In the constant struggle of evaluation process, students and teachers are find themselves trying to navigate that highwire tightrope scenario of a grading rubric. I have often heard instructors mention how they would be perfectly happy if everyone if their class earned an ‘A.’ The careful use of language does not go unnoticed. The subtle use of “earned” rather “received” provides insight that the successful benchmark isn’t the ‘A’ but the satisfaction that students are learning. In most cases, from grade school throughout undergraduate studies, students may not see the difference between the two. I know as an undergraduate, especially when fulfilling the minimum requirements for general education courses, getting an ‘A’ meant I learned enough to survive and move on to more meaningful and relevant courses. Marilyn Lombardi describes a situation I recall happening in nearly every gen-ed course. It can be summed up in six words: (say it with me) will this be on the test? And there it is, the ultimate educational line in the sand. The unfortunate fact remains that this isn’t necessarily an indictment on the student for asking. When the reliance of educational empiricism falls on Standards of Learning tests throughout high school, SAT scores for undergraduate admission, and (gasp) the GRE for graduate admission, students are intrinsically trained to view education in a means-ends relationship. Again, this isn’t an indictment on the student. This is how they’ve been trained to view “learning.”

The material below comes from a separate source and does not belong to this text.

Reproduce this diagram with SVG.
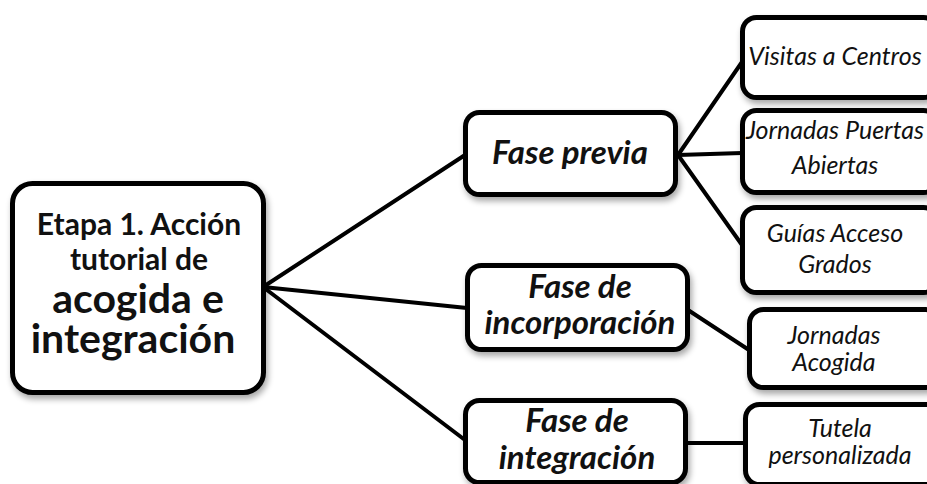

From a social science perspective, I have a full range of emotions when it comes to standardized tests: dread, discontent, fear, contempt to name a few. Give me an essay any day. Let me argue. Don’t handcuff me into finding only one “correct” answer. Let me think for myself and try to defend it. That’s why engineering and math were never in the cards for me. I can’t argue with algebra. Laws of physics are called laws because they’re not being contested, they’re just proven facts. That’s why you won’t find any sociological laws, only theories. But I’m ok with that.

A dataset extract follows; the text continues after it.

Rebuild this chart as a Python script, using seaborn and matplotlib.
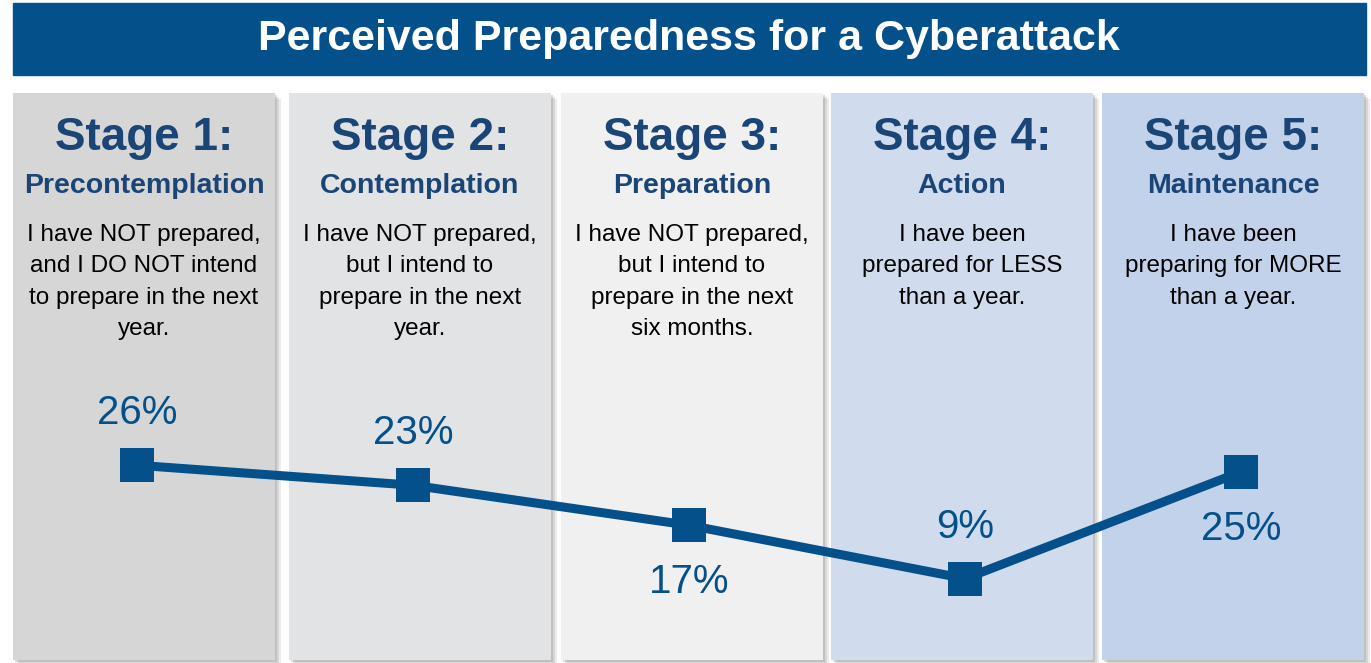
import matplotlib
matplotlib.use('Agg')
import matplotlib.pyplot as plt
import seaborn as sns
import pandas as pd
from matplotlib.patches import Rectangle

# data
stages = ['Stage 1:', 'Stage 2:', 'Stage 3:', 'Stage 4:', 'Stage 5:']
stage_names = ['Precontemplation', 'Contemplation', 'Preparation', 'Action', 'Maintenance']
descriptions = [
    'I have NOT prepared,\nand I DO NOT intend\nto prepare in the next\nyear.',
    'I have NOT prepared,\nbut I intend to\nprepare in the next\nyear.',
    'I have NOT prepared,\nbut I intend to\nprepare in the next\nsix months.',
    'I have been\nprepared for LESS\nthan a year.',
    'I have been\npreparing for MORE\nthan a year.',
]
percent = [26, 23, 17, 9, 25]
label_side = ['above', 'above', 'below', 'above', 'below']

title = 'Perceived Preparedness for a Cyberattack'
panel_colors = ['#D6D6D6', '#E2E3E5', '#F0F0F0', '#D0DCEE', '#C3D2EB']
navy = '#03508A'
heading = '#1A4576'

W, H = 1371, 663
sns.set_theme(style='white')
plt.rcParams['font.family'] = ['Liberation Sans', 'DejaVu Sans']

fig = plt.figure(figsize=(W / 100, H / 100), dpi=100)
fig.patch.set_facecolor('white')


def fx(px):
    return px / W


def fy(py):
    return 1 - py / H


# title bar
fig.patches.append(Rectangle((fx(13), fy(75)), fx(1366) - fx(13), fy(3) - fy(75),
                             transform=fig.transFigure, color=navy, zorder=0))
fig.text(fx(689), fy(39), title, ha='center', va='center', color='white',
         fontsize=31, fontweight='bold')

# stage panels with a soft shadow
panel_left = [13, 289, 561, 831, 1102]
for i in range(5):
    left = panel_left[i]
    width = 262
    top, bottom = 93, 660
    for k, a in zip([6, 4, 2], [0.15, 0.2, 0.25]):
        fig.patches.append(Rectangle((fx(left + k), fy(bottom + k)), width / W, (bottom - top) / H,
                                     transform=fig.transFigure, color='#808080', alpha=a,
                                     zorder=0, lw=0))
    fig.patches.append(Rectangle((fx(left), fy(bottom)), width / W, (bottom - top) / H,
                                 transform=fig.transFigure, color=panel_colors[i], zorder=0, lw=0))
    cx = left + width / 2
    fig.text(fx(cx), fy(150), stages[i], ha='center', va='baseline', color=heading,
             fontsize=33, fontweight='bold')
    fig.text(fx(cx), fy(193), stage_names[i], ha='center', va='baseline', color=heading,
             fontsize=20.5, fontweight='bold')
    fig.text(fx(cx), fy(224), descriptions[i], ha='center', va='top', color='black',
             fontsize=17.5, linespacing=1.55)

# line chart
ax = fig.add_axes([fx(13), fy(660), fx(1362) - fx(13), fy(93) - fy(660)])
ax.set_zorder(5)
ax.patch.set_alpha(0)
df = pd.DataFrame({'stage': range(len(percent)), 'percent': percent})
sns.lineplot(data=df, x='stage', y='percent', ax=ax, color=navy, linewidth=6.5,
             marker='s', markersize=25, markeredgewidth=0)
for i, v in enumerate(percent):
    off = 52 if label_side[i] == 'above' else -57
    ax.annotate(f'{v}%', (i, v), xytext=(0, off), textcoords='offset pixels',
                ha='center', va='center', fontsize=29, color=navy)
ax.set_xlim(-0.449, 4.438)
ax.set_ylim(-3.2, 81.8)
ax.axis('off')

fig.savefig('out.png', dpi=100)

Now I’m certain that if you’re in a hard science discipline, you couldn’t disagree with me more. That there’s something comforting about knowing an answer with certainty. Fortunately neither of us are wrong. So how does any of this relate to grades and evaluation? Well if you’re a student that has been subject to evaluation through evidence or outcome based education as Donna Riley describes, then you may perceive learning as the end outcome, namely if you received an ‘A’ or not. But is this really the best evaluation of education? I recieved enough ‘A’s’ that get me through my undergraduate degrees but I certainly can’t what I retained. I also came from an outcome based high school and trained myself that the measure of success was good grades. It wasn’t until I started my graduate studies that I really started to enjoy the journey of academia and embraced the idea of learning rather than the grade I received at the end of the semester. I kept my books after the semester ended, something I would never dream of as an undergraduate.

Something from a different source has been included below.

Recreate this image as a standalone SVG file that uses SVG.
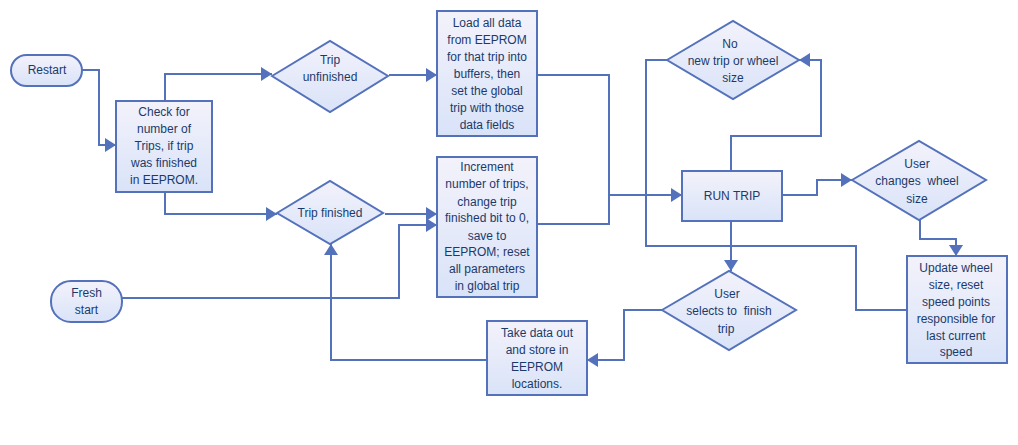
<svg xmlns="http://www.w3.org/2000/svg" width="1018" height="445" viewBox="0 0 1018 445">
<defs>
<linearGradient id="g" x1="0" y1="0" x2="0" y2="1">
<stop offset="0" stop-color="#f3f2fb"/>
<stop offset="1" stop-color="#d9e3f8"/>
</linearGradient>
<marker id="ah" markerUnits="userSpaceOnUse" markerWidth="12" markerHeight="14" refX="11" refY="7" orient="auto">
<path d="M0,0 L11,7 L0,14 z" fill="#5472bb"/>
</marker>
</defs>
<style>
.n{fill:url(#g);stroke:#5472bb;stroke-width:2}
.c{fill:none;stroke:#5472bb;stroke-width:2}
.a{marker-end:url(#ah)}
text{font-family:"Liberation Sans",Arial,sans-serif;font-size:12px;fill:#1b3a6b;text-anchor:middle;white-space:pre}
</style>
<rect width="1018" height="445" fill="#ffffff"/>
<g id="connectors">
<path class="c a" d="M82,70 H99 V145 H116"/>
<path class="c a" d="M165,101 V74 H272"/>
<path class="c a" d="M165,192 V214 H277"/>
<path class="c a" d="M389,75 H437"/>
<path class="c a" d="M385,214 H437"/>
<path class="c a" d="M122,298 H399 V225 H437"/>
<path class="c a" d="M537,75 H609 V195 H682"/>
<path class="c" d="M537,224 H609 V195"/>
<path class="c a" d="M731,171 V136 H821 V60 H799"/>
<path class="c" d="M667,60 H646 V246 H856 V310 H907"/>
<path class="c a" d="M782,195 H817 V180 H852"/>
<path class="c a" d="M920,220 V239 H956 V256"/>
<path class="c a" d="M731,221 V271"/>
<path class="c a" d="M662,310 H624 V360 H587"/>
<path class="c a" d="M487,360 H331 V244"/>
</g>
<g id="restart">
<rect class="n" x="11" y="55" width="71" height="31" rx="15.5"/>
<text x="47" y="74">Restart</text>
</g>
<g id="fresh-start">
<rect class="n" x="51" y="281" width="71" height="41" rx="20"/>
<text x="86.5" y="297">Fresh</text>
<text x="86.5" y="314">start</text>
</g>
<g id="check">
<rect class="n" x="116" y="101" width="96" height="91"/>
<text x="164" y="116">Check for</text>
<text x="164" y="133">number of</text>
<text x="164" y="150">Trips, if trip</text>
<text x="164" y="167">was finished</text>
<text x="164" y="184">in EEPROM.</text>
</g>
<g id="trip-unfinished">
<polygon class="n" points="272,76 330,41 388,76 330,112"/>
<text x="330" y="64">Trip</text>
<text x="330" y="81">unfinished</text>
</g>
<g id="trip-finished">
<polygon class="n" points="277,213 330,181 383,213 330,244"/>
<text x="330" y="217">Trip finished</text>
</g>
<g id="load">
<rect class="n" x="437" y="11" width="100" height="125"/>
<text x="487" y="27">Load all data</text>
<text x="487" y="44">from EEPROM</text>
<text x="487" y="61">for that trip into</text>
<text x="487" y="78">buffers, then</text>
<text x="487" y="95">set the global</text>
<text x="487" y="112">trip with those</text>
<text x="487" y="129">data fields</text>
</g>
<g id="increment">
<rect class="n" x="437" y="157" width="100" height="140"/>
<text x="487" y="171">Increment</text>
<text x="487" y="188">number of trips,</text>
<text x="487" y="206">change trip</text>
<text x="487" y="222">finished bit to 0,</text>
<text x="487" y="240">save to</text>
<text x="487" y="256">EEPROM; reset</text>
<text x="487" y="273">all parameters</text>
<text x="487" y="290">in global trip</text>
</g>
<g id="run-trip">
<rect class="n" x="682" y="171" width="100" height="50"/>
<text x="732" y="200">RUN TRIP</text>
</g>
<g id="no-new-trip">
<polygon class="n" points="667,60 733,21 799,60 733,99"/>
<text x="730" y="48">No</text>
<text x="733" y="65">new trip or wheel</text>
<text x="733" y="82">size</text>
</g>
<g id="user-changes">
<polygon class="n" points="852,180 919,141 986,180 919,220"/>
<text x="917" y="168">User</text>
<text x="917" y="185">changes  wheel</text>
<text x="917" y="203">size</text>
</g>
<g id="update">
<rect class="n" x="907" y="256" width="100" height="107"/>
<text x="956" y="272">Update wheel</text>
<text x="956" y="289">size, reset</text>
<text x="956" y="306">speed points</text>
<text x="956" y="323">responsible for</text>
<text x="956" y="340">last current</text>
<text x="956" y="356">speed</text>
</g>
<g id="user-selects">
<polygon class="n" points="662,310 729,271 796,310 729,350"/>
<text x="727" y="298">User</text>
<text x="729" y="315">selects to  finish</text>
<text x="726" y="333">trip</text>
</g>
<g id="take-data">
<rect class="n" x="487" y="321" width="100" height="74"/>
<text x="537" y="337">Take data out</text>
<text x="537" y="354">and store in</text>
<text x="537" y="371">EEPROM</text>
<text x="537" y="388">locations.</text>
</g>
</svg>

Now this doesn’t mean I can’t see the use and need for grades to an extent. As with our readings and discussions about mindful learning from last week, there is an idealized standard that each of has when approaching the classroom. I would love to never give a single test, and rely on discussions or counter-arguments like the format of many graduate courses or akin to Alfie Kohn’s perspective of evaluating without grades. The difficulty comes in trying to overcome the students’ culture of outcome and evaluation based results.